## OBJECTIVE
Select the lines that contain "chart" and copy each of them.

## EXERCISE INPUTS
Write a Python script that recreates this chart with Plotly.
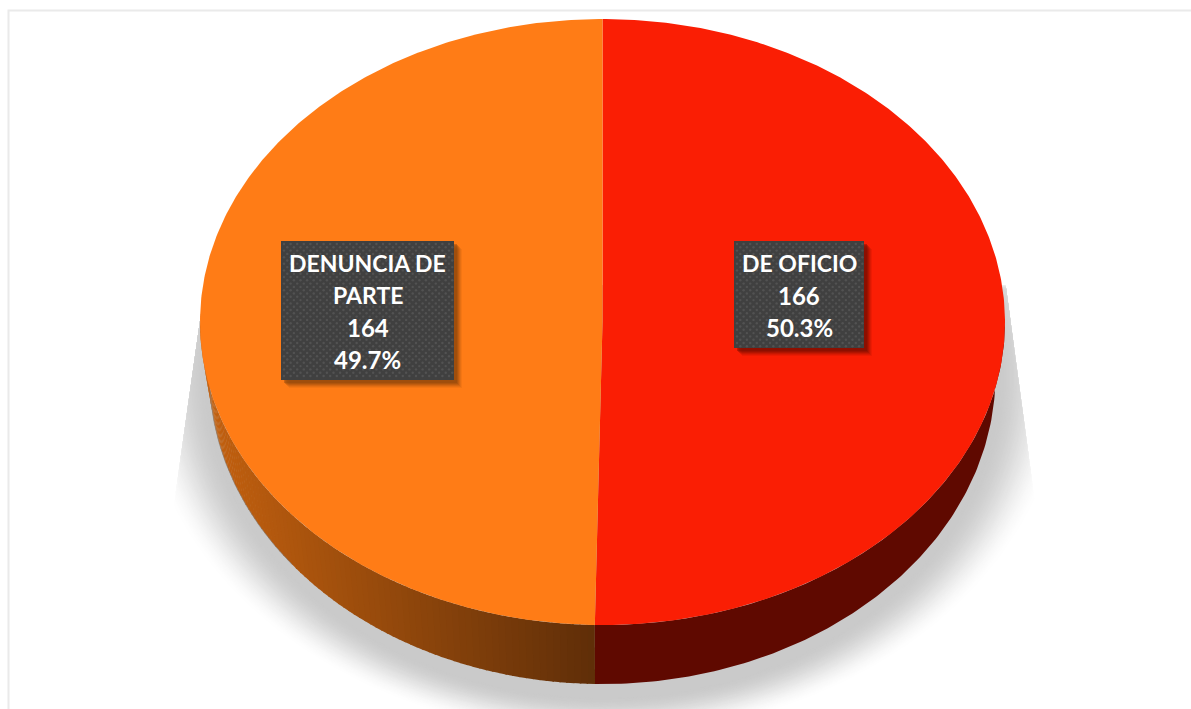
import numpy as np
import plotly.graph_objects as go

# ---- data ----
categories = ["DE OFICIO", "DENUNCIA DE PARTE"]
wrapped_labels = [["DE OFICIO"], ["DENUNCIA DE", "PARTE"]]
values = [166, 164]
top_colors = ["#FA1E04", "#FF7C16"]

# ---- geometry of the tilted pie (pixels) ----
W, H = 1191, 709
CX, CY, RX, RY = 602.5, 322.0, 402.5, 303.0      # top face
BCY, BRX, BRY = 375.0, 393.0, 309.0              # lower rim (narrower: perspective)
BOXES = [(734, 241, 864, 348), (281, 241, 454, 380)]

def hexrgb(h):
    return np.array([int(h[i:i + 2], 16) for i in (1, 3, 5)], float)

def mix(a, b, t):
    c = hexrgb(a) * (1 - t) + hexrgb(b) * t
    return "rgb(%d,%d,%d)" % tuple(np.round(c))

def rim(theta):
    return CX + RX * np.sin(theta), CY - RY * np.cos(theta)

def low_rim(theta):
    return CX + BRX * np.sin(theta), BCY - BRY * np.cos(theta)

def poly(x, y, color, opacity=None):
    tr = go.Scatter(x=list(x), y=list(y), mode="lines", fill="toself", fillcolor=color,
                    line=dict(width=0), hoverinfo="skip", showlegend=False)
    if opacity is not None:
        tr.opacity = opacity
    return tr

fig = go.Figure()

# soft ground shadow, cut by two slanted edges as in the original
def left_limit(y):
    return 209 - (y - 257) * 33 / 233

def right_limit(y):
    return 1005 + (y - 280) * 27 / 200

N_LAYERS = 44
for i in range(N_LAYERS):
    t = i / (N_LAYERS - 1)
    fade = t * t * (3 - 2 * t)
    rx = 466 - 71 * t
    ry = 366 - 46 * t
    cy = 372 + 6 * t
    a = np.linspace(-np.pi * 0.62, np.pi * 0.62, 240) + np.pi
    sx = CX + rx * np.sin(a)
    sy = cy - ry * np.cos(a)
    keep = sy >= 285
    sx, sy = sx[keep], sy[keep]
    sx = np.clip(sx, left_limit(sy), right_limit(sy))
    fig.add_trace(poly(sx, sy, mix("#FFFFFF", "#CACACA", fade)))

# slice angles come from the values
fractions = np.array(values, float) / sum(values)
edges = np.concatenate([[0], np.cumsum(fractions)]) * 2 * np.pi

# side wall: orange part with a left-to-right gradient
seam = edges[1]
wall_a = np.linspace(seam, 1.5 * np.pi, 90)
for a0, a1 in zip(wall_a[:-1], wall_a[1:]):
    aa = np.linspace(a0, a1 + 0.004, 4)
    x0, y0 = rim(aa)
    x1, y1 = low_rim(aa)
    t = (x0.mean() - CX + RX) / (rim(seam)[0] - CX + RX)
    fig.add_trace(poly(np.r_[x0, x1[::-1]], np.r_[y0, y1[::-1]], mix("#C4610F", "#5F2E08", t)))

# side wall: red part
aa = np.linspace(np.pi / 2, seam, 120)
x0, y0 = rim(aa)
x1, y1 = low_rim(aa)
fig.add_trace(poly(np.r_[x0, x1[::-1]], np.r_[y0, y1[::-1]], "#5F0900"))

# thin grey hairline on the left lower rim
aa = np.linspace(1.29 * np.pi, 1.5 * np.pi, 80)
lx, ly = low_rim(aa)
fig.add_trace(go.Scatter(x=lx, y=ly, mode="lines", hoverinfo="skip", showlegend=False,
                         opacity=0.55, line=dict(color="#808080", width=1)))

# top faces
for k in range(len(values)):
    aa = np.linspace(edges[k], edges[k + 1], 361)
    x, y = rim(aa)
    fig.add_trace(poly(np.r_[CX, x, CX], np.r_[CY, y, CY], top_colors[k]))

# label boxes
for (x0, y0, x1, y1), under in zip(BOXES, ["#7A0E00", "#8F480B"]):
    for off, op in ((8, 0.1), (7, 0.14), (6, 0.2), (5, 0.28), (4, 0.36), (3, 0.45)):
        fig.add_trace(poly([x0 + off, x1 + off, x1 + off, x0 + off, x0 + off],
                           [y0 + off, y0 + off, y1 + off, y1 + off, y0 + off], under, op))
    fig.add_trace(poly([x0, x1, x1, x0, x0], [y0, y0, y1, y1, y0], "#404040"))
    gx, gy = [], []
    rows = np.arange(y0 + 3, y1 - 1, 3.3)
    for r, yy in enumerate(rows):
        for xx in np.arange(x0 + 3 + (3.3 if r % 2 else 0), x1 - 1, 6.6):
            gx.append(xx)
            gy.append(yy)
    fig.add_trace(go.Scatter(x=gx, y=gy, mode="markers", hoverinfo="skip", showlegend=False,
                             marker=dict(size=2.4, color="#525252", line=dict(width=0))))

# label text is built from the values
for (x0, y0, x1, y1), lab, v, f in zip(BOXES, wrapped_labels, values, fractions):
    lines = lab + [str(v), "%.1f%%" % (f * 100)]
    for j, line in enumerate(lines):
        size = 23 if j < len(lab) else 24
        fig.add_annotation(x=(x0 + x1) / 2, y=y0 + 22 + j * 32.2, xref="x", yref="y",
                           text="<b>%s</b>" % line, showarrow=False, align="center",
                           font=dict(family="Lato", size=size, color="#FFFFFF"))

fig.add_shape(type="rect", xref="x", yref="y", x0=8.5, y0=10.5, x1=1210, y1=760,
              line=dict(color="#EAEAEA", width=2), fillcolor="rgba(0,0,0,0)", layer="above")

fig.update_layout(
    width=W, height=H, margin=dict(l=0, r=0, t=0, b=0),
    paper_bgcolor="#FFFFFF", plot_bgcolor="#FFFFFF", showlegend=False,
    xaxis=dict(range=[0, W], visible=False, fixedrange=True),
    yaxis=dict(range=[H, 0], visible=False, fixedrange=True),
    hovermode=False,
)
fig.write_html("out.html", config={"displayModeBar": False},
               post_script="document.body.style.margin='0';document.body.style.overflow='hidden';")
* * *
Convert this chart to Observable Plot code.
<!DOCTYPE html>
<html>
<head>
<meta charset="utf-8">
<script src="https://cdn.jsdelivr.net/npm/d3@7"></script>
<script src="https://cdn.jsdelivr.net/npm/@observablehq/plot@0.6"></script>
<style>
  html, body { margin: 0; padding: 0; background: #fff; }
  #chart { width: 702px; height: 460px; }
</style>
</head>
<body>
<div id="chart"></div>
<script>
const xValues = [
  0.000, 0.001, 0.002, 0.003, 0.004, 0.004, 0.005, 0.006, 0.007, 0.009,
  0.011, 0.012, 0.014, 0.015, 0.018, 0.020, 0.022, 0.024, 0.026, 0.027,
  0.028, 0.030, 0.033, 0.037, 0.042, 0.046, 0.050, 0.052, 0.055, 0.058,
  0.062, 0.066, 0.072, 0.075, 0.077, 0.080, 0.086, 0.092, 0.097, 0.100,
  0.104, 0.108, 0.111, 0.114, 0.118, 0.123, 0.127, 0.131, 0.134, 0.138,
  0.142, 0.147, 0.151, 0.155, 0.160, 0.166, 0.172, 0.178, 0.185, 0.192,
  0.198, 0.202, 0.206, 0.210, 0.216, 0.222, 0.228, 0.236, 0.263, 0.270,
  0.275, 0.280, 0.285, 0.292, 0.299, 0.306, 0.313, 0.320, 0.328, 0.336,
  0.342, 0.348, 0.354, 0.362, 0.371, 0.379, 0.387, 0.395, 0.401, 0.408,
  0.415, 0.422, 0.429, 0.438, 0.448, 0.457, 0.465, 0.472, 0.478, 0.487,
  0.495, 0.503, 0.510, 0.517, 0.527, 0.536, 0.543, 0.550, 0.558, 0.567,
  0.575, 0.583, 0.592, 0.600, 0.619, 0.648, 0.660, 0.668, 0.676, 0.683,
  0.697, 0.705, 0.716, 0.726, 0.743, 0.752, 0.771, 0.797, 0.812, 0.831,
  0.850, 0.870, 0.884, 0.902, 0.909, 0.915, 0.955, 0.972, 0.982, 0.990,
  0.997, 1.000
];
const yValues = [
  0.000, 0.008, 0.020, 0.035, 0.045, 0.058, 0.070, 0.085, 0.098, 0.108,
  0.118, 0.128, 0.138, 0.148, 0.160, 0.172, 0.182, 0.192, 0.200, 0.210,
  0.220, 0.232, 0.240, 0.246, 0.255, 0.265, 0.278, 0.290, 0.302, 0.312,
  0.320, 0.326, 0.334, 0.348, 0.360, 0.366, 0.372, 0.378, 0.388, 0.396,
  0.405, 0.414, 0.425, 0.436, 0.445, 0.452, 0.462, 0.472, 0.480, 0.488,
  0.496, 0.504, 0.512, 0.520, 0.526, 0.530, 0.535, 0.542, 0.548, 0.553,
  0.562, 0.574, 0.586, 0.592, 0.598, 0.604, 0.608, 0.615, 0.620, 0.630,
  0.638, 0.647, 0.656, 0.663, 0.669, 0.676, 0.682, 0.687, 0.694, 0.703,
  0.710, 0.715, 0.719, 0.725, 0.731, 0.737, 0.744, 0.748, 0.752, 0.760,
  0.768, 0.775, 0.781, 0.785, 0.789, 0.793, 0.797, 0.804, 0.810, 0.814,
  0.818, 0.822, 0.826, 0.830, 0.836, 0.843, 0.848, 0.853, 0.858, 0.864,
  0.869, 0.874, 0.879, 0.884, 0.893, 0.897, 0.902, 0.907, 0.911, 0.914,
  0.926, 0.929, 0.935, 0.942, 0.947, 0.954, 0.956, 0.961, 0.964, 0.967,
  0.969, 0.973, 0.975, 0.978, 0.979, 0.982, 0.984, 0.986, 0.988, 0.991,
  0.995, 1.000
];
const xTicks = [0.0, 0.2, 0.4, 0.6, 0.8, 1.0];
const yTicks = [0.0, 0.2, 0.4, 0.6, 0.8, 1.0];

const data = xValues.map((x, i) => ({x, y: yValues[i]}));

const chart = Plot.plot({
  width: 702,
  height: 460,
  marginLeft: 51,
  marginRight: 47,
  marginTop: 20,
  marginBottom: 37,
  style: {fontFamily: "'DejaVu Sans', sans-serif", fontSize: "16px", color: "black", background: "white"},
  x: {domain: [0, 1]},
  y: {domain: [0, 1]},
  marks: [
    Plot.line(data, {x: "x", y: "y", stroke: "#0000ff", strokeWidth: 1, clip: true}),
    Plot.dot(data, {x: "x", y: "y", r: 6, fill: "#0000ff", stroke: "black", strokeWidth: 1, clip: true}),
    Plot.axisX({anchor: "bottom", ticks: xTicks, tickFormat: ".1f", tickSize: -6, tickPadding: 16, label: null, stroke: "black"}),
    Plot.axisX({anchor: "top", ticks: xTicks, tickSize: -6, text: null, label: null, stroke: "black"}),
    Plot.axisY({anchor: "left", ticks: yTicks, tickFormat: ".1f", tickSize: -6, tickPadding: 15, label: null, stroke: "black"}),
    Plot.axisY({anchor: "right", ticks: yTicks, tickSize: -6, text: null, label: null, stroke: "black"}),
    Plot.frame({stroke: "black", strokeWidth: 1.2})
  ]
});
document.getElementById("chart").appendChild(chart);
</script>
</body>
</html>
---
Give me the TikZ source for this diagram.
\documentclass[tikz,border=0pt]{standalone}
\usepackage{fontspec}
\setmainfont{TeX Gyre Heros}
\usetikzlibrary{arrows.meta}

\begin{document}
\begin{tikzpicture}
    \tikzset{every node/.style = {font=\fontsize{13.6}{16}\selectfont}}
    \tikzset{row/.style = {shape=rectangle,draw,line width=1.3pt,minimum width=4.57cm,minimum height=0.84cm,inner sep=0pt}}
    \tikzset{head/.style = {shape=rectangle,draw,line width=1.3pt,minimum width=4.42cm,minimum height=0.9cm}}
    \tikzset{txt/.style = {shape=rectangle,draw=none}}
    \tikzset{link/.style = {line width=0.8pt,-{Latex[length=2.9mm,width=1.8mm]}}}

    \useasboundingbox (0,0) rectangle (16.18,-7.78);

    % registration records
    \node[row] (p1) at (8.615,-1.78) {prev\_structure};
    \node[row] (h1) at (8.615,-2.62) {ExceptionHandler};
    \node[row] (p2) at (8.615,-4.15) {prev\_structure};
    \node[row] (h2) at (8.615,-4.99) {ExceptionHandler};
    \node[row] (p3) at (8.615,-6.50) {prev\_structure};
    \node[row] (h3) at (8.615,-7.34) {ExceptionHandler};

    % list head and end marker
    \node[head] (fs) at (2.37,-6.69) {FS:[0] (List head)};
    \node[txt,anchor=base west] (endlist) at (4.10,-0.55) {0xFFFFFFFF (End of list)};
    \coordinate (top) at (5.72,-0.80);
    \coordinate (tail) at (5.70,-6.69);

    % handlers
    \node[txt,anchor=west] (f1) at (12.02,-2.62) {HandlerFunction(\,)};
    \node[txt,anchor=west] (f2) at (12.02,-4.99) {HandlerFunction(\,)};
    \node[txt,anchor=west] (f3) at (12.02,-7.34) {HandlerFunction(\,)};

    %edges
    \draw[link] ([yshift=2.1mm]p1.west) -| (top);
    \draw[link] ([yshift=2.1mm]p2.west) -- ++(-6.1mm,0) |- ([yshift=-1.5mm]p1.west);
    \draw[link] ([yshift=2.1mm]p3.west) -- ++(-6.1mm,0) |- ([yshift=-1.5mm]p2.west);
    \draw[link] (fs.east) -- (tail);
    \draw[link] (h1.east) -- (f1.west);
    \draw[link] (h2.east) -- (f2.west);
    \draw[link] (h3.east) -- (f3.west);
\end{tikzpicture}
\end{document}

## EXERCISE RESPONSE
Write a Python script that recreates this chart with Plotly.
Convert this chart to Observable Plot code.
  #chart { width: 702px; height: 460px; }
<div id="chart"></div>
const chart = Plot.plot({
document.getElementById("chart").appendChild(chart);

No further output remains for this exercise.